In the run-up to the 2003 invasion, U.S. intelligence agencies produced multiple assessments of the alleged Iraq–al-Qaeda relationship. These assessments generally converged on a cautious conclusion: while there were sporadic contacts and a shared hostility toward the United States, there was no credible evidence of a cooperative operational relationship.

Analysts emphasized ideological differences, mutual distrust, and the absence of proof that Iraq had supported al-Qaeda attacks against U.S. targets. Some reports noted that Saddam might consider using terrorist proxies under extreme circumstances, but they did not find evidence that such a policy had been implemented.

These nuanced conclusions, however, were often overshadowed by more alarmist interpretations presented in public statements. Selective emphasis on ambiguous intelligence created the impression of certainty where none existed.

The Role of Policy Advocacy and the “Alternative Analysis”

A significant controversy emerged over the role of policy officials in shaping intelligence narratives. Within the U.S. Department of Defense, a small office conducted its own review of raw intelligence related to Iraq and terrorism. Critics argued that this “alternative analysis” bypassed standard intelligence vetting and highlighted worst-case interpretations.
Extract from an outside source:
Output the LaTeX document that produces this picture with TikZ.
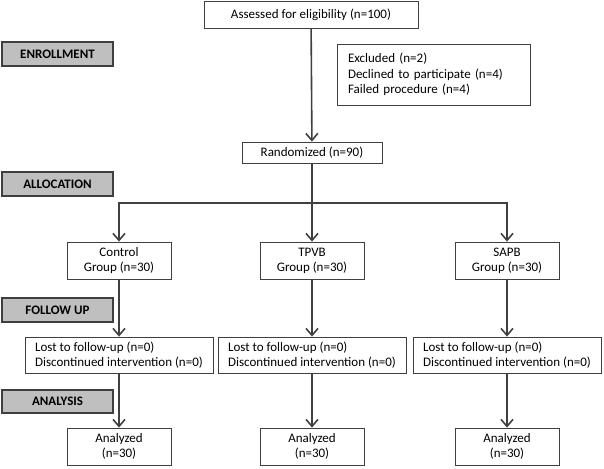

This process did not fabricate intelligence, but it did reframe it. Weak signals were treated as strong indicators, and caveats were minimized. The result was a body of claims that appeared more definitive than the underlying intelligence warranted.

The episode raised enduring questions about the boundary between intelligence analysis and policy advocacy. Intelligence is meant to inform decisions, not justify them after the fact. When that boundary erodes, the risk of strategic miscalculation increases dramatically.

Post-Invasion Investigations and Official Findings

After the fall of Saddam Hussein’s regime, multiple investigations revisited the alleged al-Qaeda link with access to captured Iraqi documents and detainees. The most comprehensive U.S. inquiries concluded that while Iraq had contacts with various terrorist groups, it did not have a collaborative relationship with al-Qaeda.

These investigations found no evidence that Saddam’s regime had foreknowledge of the 9/11 attacks or that it had provided operational support to al-Qaeda. They did, however, confirm that Iraq engaged in opportunistic outreach to a wide range of actors, reflecting Saddam’s pragmatic, if cynical, approach to foreign relations.

The findings contradicted the more expansive claims made before the war and reinforced the view that the threat had been overstated.

Public Perception and the Conflation of Threats

Despite the absence of confirmed links, public opinion in the United States for years reflected a belief that Saddam Hussein was involved in the 9/11 attacks. This belief was shaped by repeated rhetorical associations between Iraq and terrorism, even when explicit claims were hedged or qualified.

The conflation of Saddam’s regime with al-Qaeda illustrates how narratives can take on a life of their own. Once established, they are resistant to correction, especially when they align with emotional trauma and political objectives.

This phenomenon had real consequences. It influenced public support for the war, affected the credibility of intelligence institutions, and complicated subsequent efforts to explain the limits of what had been known.

Strategic Irony: The War’s Aftermath

One of the most striking ironies of the Saddam–al-Qaeda controversy is what happened after the invasion. The collapse of the Iraqi state created a power vacuum that jihadist groups exploited. Abu Musab al-Zarqawi’s network evolved into al-Qaeda in Iraq, which later morphed into the Islamic State.

In this sense, a war justified in part by the fear of a Saddam–al-Qaeda alliance helped create the conditions for a far more dangerous jihadist presence in Iraq. This outcome underscores the importance of distinguishing between hypothetical risks and demonstrated realities when making strategic decisions.